Badri se agitó y murmuró algo que Dunworthy no pudo distinguir. Parecía acalorado y su respiración se había vuelto más dificultosa.
– ¿Badri? -llamó.
Badri abrió los ojos.
– ¿Dónde estoy?
Dunworthy miró los monitores. La fiebre le había bajado medio grado y parecía más alerta que antes.
– En el hospital -respondió-. Te desmayaste en el laboratorio de Brasenose mientras operabas la red. ¿Te acuerdas?
– Recuerdo que me notaba raro. Frío. Fui al pub para decirle que tenía el ajuste… -una expresión extraña y asustada asomó a su cara.
– Me dijiste que algo fallaba. ¿De que se trataba? ¿Del deslizamiento?
– Algo fallaba -repitió Badri. Intentó apoyarse en un codo-. ¿Qué me está pasando?
– Estás enfermo. Tienes la gripe.
– ¿Enfermo? Nunca he estado enfermo -se esforzó por sentarse-. Murieron, ¿verdad?
– ¿Quiénes?
– Los mató a todos.
– ¿Viste a alguien, Badri? Es muy importante. ¿Tenía alguien más el virus?
– ¿Virus? -dijo él, y había un claro alivio en su voz-. ¿Tengo un virus?
– Sí. Un tipo de gripe. No es fatal. Te han estado dando antimicrobiales, y un análogo viene de camino. Te recuperarás enseguida. ¿Sabes quién te la contagió? ¿Tenía alguien más el virus?
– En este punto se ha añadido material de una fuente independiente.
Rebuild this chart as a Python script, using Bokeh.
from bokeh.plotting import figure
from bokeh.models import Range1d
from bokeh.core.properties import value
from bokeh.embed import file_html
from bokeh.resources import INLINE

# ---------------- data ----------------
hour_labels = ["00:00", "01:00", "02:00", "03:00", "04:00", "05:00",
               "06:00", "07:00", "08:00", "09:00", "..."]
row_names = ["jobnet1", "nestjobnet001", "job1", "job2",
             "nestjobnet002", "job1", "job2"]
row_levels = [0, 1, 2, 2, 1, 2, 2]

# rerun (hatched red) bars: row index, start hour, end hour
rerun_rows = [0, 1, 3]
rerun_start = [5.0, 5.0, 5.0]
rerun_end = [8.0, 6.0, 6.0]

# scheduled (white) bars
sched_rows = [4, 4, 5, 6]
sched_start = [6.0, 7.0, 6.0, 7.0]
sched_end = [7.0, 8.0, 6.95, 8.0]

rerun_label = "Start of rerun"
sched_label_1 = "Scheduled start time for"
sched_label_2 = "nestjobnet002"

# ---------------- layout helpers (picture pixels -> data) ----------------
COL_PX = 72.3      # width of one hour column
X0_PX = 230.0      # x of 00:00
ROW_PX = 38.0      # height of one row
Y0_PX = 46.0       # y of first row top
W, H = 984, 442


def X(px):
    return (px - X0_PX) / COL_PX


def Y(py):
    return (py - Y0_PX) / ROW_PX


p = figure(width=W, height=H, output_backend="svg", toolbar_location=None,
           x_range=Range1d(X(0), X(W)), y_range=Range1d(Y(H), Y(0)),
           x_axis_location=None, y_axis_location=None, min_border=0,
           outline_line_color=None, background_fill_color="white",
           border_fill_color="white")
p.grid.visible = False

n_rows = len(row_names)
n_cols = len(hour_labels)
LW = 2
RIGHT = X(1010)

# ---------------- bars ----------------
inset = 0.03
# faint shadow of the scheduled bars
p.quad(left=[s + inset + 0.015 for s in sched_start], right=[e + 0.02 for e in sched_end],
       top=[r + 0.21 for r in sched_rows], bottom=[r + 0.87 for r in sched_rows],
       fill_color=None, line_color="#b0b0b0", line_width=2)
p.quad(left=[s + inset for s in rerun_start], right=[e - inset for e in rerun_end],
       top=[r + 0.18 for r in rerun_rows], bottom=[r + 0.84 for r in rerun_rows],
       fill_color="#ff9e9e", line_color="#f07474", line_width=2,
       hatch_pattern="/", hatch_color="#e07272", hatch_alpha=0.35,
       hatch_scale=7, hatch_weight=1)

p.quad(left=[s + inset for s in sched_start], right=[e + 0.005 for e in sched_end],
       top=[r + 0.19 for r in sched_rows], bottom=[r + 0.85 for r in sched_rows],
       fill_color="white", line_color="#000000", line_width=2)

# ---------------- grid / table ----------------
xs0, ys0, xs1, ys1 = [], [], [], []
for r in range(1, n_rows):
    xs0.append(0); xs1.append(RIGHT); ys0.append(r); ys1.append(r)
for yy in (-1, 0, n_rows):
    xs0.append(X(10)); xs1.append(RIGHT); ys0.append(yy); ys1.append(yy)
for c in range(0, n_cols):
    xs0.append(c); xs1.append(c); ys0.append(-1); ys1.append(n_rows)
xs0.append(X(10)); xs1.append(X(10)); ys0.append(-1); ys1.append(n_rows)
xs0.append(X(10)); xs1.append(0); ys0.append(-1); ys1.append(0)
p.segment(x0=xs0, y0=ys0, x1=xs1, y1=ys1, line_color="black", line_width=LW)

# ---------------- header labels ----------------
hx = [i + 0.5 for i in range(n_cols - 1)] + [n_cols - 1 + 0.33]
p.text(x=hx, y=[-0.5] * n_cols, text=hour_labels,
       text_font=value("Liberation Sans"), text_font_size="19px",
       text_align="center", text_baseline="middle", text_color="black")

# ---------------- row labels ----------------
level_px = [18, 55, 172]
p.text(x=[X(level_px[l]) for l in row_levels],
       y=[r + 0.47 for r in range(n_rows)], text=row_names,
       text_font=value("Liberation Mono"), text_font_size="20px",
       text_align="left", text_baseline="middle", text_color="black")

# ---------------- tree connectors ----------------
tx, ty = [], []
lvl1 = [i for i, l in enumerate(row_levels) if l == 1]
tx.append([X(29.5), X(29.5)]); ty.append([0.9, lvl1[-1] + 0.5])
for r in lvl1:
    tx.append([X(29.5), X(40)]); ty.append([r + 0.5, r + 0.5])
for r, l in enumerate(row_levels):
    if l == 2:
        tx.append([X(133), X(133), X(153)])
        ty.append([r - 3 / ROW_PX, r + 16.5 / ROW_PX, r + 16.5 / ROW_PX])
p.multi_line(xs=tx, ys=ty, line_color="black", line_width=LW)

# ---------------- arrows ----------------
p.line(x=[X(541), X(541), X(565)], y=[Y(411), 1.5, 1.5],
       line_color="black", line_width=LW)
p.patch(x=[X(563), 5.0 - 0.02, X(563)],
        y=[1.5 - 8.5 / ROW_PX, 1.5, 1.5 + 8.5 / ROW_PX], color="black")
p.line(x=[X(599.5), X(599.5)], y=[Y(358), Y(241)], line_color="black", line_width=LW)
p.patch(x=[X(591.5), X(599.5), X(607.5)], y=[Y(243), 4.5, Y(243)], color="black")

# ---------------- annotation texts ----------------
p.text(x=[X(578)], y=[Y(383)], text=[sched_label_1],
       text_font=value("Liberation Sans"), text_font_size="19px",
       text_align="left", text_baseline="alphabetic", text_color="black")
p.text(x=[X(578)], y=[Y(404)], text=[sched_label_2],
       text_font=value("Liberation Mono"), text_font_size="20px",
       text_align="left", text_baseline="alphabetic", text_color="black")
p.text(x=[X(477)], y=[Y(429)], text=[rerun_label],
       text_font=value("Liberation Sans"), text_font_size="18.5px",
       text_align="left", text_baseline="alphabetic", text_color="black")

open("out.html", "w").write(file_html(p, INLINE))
– No -volvió a acomodarse sobre la almohada-. Creía… ¡Oh! -miró a Dunworthy, alarmado-. Algo falla -repitió desesperadamente.
– ¿Qué es? -extendió la mano hacia el timbre-. ¿Qué va mal?
Los ojos de Badri estaban espantados.
– ¡Duele!
Dunworthy pulsó el timbre. La enfermera y un médico de guardia entraron inmediatamente y ejecutaron la misma rutina, sondeándolo con el estetoscopio helado.
– Se quejaba de frío -explicó Dunworthy-. Y de que le dolía algo.
– ¿Dónde le duele? -preguntó el médico, mirando la pantalla.
– Aquí -contestó Badri. Se llevó la mano a la parte derecha del pecho. Empezó a tiritar de nuevo.
– Pleuritis inferior derecha -dijo el médico.
– Me duele cuando respiro -añadió Badri. Los dientes les castañeteaban-. Algo falla.
Algo falla. No se refería al ajuste. Se refería a sí mismo. ¿Qué edad tenía? ¿La misma edad que Kivrin? Habían empezado a suministrar rinovirus antivirales rutinarios hacía casi treinta años. Era muy posible que cuando dijo que nunca había estado enfermo quisiera decir que no había sufrido ni siquiera un resfriado.
– ¿Oxígeno? -preguntó la enfermera.
– Todavía no -dijo el médico mientras salía-. Comience con doscientas unidades de cloramfenicol.
La enfermera volvió a acostar a Badri, unió una nueva bolsa al gotero, vio cómo la temperatura bajaba durante un momento, y se marchó.